**What you need to do**
From the records below, pull each line that has "this".

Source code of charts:
┌────────

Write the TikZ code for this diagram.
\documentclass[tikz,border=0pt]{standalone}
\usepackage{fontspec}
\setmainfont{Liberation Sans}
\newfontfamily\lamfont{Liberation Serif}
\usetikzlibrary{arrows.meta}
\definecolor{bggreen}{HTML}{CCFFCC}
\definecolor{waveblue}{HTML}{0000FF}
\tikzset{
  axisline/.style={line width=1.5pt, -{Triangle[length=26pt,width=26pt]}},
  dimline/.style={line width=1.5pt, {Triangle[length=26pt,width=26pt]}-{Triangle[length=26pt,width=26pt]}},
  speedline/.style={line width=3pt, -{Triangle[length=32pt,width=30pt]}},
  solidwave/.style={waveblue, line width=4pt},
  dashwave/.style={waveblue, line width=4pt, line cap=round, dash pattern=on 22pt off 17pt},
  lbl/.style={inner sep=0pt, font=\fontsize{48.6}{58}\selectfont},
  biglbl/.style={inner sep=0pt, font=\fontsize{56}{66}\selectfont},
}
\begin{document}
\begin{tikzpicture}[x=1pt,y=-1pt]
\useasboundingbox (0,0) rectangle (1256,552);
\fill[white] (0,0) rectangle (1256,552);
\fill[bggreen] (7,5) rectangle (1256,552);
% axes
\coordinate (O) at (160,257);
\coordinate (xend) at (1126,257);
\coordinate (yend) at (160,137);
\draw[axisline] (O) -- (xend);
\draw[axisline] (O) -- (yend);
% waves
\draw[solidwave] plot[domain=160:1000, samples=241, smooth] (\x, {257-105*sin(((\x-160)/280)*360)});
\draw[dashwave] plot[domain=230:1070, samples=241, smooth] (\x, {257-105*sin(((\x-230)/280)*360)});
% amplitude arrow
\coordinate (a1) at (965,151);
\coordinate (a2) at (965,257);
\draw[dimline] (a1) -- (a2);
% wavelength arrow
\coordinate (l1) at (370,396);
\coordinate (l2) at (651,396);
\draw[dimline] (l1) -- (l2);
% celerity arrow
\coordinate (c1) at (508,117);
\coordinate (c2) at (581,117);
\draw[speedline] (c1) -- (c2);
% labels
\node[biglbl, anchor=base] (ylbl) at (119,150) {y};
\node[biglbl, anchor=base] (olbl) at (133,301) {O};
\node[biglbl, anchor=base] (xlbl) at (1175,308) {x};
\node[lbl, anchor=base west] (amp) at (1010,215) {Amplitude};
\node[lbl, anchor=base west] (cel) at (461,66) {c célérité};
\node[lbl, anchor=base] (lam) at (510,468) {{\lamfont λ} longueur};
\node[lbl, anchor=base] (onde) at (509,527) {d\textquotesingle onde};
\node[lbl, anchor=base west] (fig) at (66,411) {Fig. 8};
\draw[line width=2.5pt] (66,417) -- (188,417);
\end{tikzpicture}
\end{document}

└────────
┌────────

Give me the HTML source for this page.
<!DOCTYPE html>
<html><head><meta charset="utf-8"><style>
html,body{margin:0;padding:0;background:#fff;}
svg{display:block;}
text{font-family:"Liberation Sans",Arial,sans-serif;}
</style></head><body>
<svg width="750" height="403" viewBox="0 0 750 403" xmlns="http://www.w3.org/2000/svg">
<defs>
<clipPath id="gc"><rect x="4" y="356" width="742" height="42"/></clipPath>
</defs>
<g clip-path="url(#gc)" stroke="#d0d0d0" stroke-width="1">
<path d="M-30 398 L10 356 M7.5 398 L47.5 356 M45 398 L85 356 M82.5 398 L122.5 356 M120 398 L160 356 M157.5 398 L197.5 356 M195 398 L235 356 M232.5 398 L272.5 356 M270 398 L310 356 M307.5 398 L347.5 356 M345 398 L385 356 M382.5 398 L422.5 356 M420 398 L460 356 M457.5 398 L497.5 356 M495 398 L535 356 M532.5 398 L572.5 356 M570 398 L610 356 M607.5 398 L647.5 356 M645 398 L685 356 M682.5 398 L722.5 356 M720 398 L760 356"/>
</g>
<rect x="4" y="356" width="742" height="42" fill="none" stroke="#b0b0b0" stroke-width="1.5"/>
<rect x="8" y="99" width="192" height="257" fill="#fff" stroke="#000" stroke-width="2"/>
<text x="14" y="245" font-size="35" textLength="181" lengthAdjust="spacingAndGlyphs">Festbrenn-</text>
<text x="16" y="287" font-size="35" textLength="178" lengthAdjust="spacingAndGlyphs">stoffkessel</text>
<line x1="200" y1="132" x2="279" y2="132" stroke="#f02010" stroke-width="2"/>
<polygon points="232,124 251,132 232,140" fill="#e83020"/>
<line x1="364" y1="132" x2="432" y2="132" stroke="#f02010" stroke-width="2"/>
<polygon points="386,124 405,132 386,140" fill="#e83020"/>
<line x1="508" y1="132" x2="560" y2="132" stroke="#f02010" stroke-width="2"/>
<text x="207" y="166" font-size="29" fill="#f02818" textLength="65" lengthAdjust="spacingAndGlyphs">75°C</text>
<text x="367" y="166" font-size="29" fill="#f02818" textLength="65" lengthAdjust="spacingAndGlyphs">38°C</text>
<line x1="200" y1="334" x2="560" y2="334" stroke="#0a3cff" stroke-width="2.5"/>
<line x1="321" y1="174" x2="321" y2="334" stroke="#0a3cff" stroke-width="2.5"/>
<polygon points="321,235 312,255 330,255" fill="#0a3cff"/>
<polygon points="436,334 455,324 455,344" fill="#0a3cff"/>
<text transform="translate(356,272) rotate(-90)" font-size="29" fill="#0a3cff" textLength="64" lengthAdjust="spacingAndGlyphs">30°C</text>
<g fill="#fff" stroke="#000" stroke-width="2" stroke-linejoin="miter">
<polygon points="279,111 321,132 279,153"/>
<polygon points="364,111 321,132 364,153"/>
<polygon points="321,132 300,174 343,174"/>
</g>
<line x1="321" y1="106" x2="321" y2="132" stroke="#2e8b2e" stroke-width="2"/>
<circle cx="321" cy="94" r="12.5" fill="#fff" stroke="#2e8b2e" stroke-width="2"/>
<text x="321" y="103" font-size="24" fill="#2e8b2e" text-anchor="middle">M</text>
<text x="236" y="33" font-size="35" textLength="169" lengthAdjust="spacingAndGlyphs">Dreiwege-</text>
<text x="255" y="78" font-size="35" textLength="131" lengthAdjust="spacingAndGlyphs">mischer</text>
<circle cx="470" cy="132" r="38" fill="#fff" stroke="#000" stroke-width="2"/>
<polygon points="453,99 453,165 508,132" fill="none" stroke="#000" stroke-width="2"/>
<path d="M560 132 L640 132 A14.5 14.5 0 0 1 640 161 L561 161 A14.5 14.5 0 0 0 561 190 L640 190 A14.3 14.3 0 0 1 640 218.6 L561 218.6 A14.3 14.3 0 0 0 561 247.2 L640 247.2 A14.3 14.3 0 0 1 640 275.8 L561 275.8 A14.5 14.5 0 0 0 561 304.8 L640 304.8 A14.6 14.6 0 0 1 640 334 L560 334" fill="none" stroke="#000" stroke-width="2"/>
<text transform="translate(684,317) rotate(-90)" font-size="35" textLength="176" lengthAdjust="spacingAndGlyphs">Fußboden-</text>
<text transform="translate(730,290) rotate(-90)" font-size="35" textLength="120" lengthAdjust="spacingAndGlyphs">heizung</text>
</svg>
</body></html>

└────────

**Task response**
Write the TikZ code for this diagram.
Give me the HTML source for this page.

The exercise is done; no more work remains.